Friday, October 28, 2011

Not So Fast

As news spread of European leaders sealing a deal to fix its debt crisis, stocks throughout the world rose. Europe has put together a deal that would shored up its bailout fund, pledged new funds for Greece and persuaded/forced banks to take a 50% loss on Greece's debt. As expected, stock markets rose on the back of this grand deal.

The stock markets are counting their chickens before they hatched.

I am not convinced that this “grand deal” will fix Europe’s debt crisis because the deal is missing one key ingredient of solving the crisis. It didn’t say how they Europe intend to deal with the problems facing Ireland, Portugal, Italy and Spain.

Greece might be the biggest problem facing Europe currently but they are not the only one in trouble. In fact, if things come to a head, the debt crisis of Italy and Spain will dwarf Greece by a hefty margin. How does Europe intend to deal with the potential debt crisis of Italy and Spain?
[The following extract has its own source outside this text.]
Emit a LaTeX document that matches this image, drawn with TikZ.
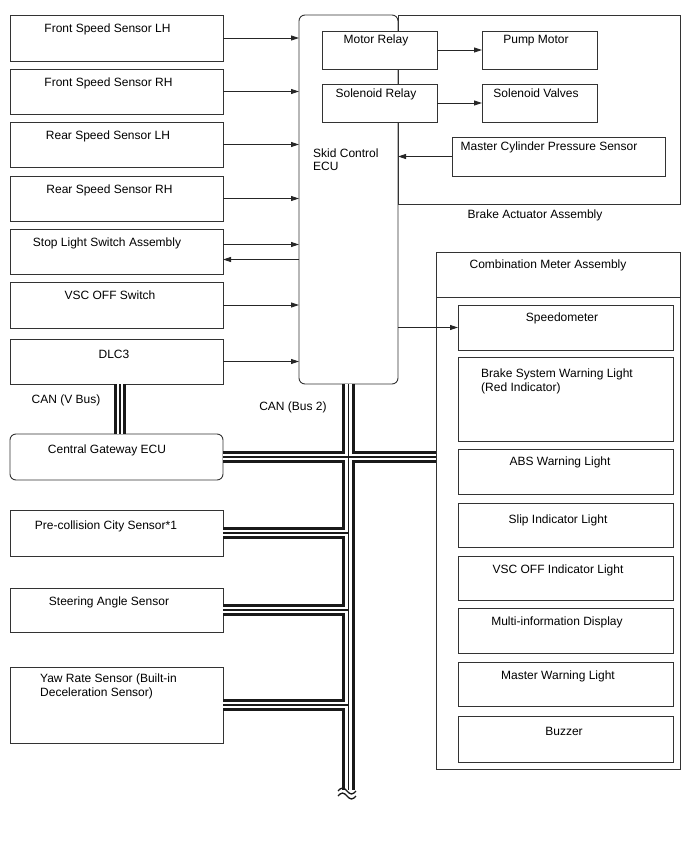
\documentclass[tikz,border=0pt]{standalone}
\usepackage{fontspec}
\setmainfont{Liberation Sans}
\usetikzlibrary{arrows.meta}
\tikzset{
  box/.style={draw=black!80, line width=0.9pt, fill=white, inner sep=0pt, outer sep=0pt},
  txt/.style={font=\fontsize{12}{14}\selectfont, inner sep=0pt, anchor=base},
  ltxt/.style={txt, anchor=base west},
  arr/.style={draw=black!85, line width=0.9pt, -{Triangle[length=8pt,width=5pt]}},
  busout/.style={line width=12.5pt, black!90},
  busmid/.style={line width=6.5pt, white},
  busin/.style={line width=1.4pt, black!90},
}
\newcommand{\bx}[6][]{\node[box,#1,minimum width={(#4-#2)*1pt},minimum height={(#5-#3)*1pt}] (#6) at ({(#2+#4)/2},{(#3+#5)/2}) {};}
\newcommand{\buslayer}[1]{%
  \draw[#1] (ecu.south) -- (busend);
  \draw[#1] (cgw.east) -- (cgw.east -| cma.west);
  \draw[#1] (pcs.east) -- (pcs.east -| ecu.south);
  \draw[#1] (sas.east) -- (sas.east -| ecu.south);
  \draw[#1] (yrs.east) -- (yrs.east -| ecu.south);
  \draw[#1] (vtop) -- (vbot);
}
\begin{document}
\begin{tikzpicture}[x=1pt,y=-1pt]
\useasboundingbox[fill=white] (0,0) rectangle (688,852);
% ---- boxes ----
\bx{10}{15}{223}{61}{fsl}
\bx{10}{69}{223}{114}{fsr}
\bx{10}{122}{223}{167}{rsl}
\bx{10}{176}{223}{221}{rsr}
\bx{10}{229}{223}{274}{sls}
\bx{10}{282}{223}{328}{vsw}
\bx{10}{339}{223}{384}{dlc}
\bx[rounded corners=6pt]{10}{434}{223}{480}{cgw}
\bx{10}{510}{223}{556}{pcs}
\bx{10}{588}{223}{632}{sas}
\bx{10}{667}{223}{743}{yrs}
\bx[rounded corners=6pt]{299}{15}{398}{384}{ecu}
\bx{398}{15}{680}{204}{baa}
\bx{322}{31}{437}{69}{mr}
\bx{482}{31}{597}{69}{pm}
\bx{322}{84}{437}{122}{sr}
\bx{482}{84}{597}{122}{sv}
\bx{452}{137}{665}{176}{mcp}
\bx{436}{252}{680}{769}{cma}
\bx{458}{305}{673}{350}{spd}
\bx{458}{357}{673}{441}{bsw}
\bx{458}{449}{673}{494}{abs}
\bx{458}{503}{673}{547}{sil}
\bx{458}{556}{673}{600}{voi}
\bx{458}{608}{673}{653}{mid}
\bx{458}{662}{673}{706}{mwl}
\bx{458}{716}{673}{762}{buz}
\draw[draw=black!80, line width=0.9pt] (cma.west |- 0,297) -- (cma.east |- 0,297);
% ---- CAN bus ----
\coordinate (busend) at (ecu.south |- 0,790);
\coordinate (vtop) at ([xshift=3.5pt]dlc.south);
\coordinate (vbot) at (vtop |- cgw.north);
\buslayer{busout}
\buslayer{busmid}
\buslayer{busin}
% break mark
\draw[line width=1.3pt, black!90] (338,791) sin (342.5,788) cos (347,791) sin (351.5,794) cos (356,791);
\draw[line width=1.3pt, black!90] (338,796) sin (342.5,793) cos (347,796) sin (351.5,799) cos (356,796);
% ---- texts ----
\node[txt] (tfsl) at (107.5,32) {Front Speed Sensor LH};
\node[txt] (tfsr) at (108.5,86) {Front Speed Sensor RH};
\node[txt] (trsl) at (108,139) {Rear Speed Sensor LH};
\node[txt] (trsr) at (109.5,193) {Rear Speed Sensor RH};
\node[txt] (tsls) at (107,246) {Stop Light Switch Assembly};
\node[txt] (tvsw) at (110,299) {VSC OFF Switch};
\node[txt] (tdlc) at (114,358) {DLC3};
\node[txt] (tvbus) at (66,403) {CAN (V Bus)};
\node[txt] (tbus2) at (293,410) {CAN (Bus 2)};
\node[txt] (tcgw) at (107,453) {Central Gateway ECU};
\node[txt] (tpcs) at (106,529) {Pre-collision City Sensor*1};
\node[txt] (tsas) at (109,605) {Steering Angle Sensor};
\node[ltxt] (tyrs1) at (40,682) {Yaw Rate Sensor (Built-in};
\node[ltxt] (tyrs2) at (40,696) {Deceleration Sensor)};
\node[ltxt] (tecu1) at (313,157) {Skid Control};
\node[ltxt] (tecu2) at (313,170) {ECU};
\node[txt] (tmr) at (376,43) {Motor Relay};
\node[txt] (tpm) at (536,43) {Pump Motor};
\node[txt] (tsr) at (376,97) {Solenoid Relay};
\node[txt] (tsv) at (536,97) {Solenoid Valves};
\node[txt] (tmcp) at (549,150) {Master Cylinder Pressure Sensor};
\node[txt] (tbaa) at (535,218) {Brake Actuator Assembly};
\node[txt] (tcma) at (548,268) {Combination Meter Assembly};
\node[txt] (tspd) at (562,321) {Speedometer};
\node[ltxt] (tbsw1) at (481,377) {Brake System Warning Light};
\node[ltxt] (tbsw2) at (481,391) {(Red Indicator)};
\node[txt] (tabs) at (560,465) {ABS Warning Light};
\node[txt] (tsil) at (558,523) {Slip Indicator Light};
\node[txt] (tvoi) at (558,573) {VSC OFF Indicator Light};
\node[txt] (tmid) at (557,625) {Multi-information Display};
\node[txt] (tmwl) at (558,679) {Master Warning Light};
\node[txt] (tbuz) at (564,735) {Buzzer};
% ---- arrows ----
\draw[arr] (fsl.east) -- (fsl.east -| ecu.west);
\draw[arr] (fsr.east) -- (fsr.east -| ecu.west);
\draw[arr] (rsl.east) -- (rsl.east -| ecu.west);
\draw[arr] (rsr.east) -- (rsr.east -| ecu.west);
\draw[arr] ([yshift=7pt]sls.east) -- ([yshift=7pt]sls.east -| ecu.west);
\draw[arr] ([yshift=-8pt]sls.east -| ecu.west) -- ([yshift=-8pt]sls.east);
\draw[arr] (vsw.east) -- (vsw.east -| ecu.west);
\draw[arr] (dlc.east) -- (dlc.east -| ecu.west);
\draw[arr] (mr.east) -- (pm.west);
\draw[arr] (sr.east) -- (sv.west);
\draw[arr] (mcp.west) -- (mcp.west -| ecu.east);
\draw[arr] (spd.west -| ecu.east) -- (spd.west);
\end{tikzpicture}
\end{document}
Keep in mind that under this current deal, they are already forcing banks to take a 50% loss on Greece. I doubt they would be able to get the banks to take any more pain for Italy and Spain. Even if the banks want to, the size of Italy and Spain might make that impossible!

So…what’s the strategy to deal with Italy and Spain? Until they answer those questions, don’t expect the European debt crisis to go away anytime soon.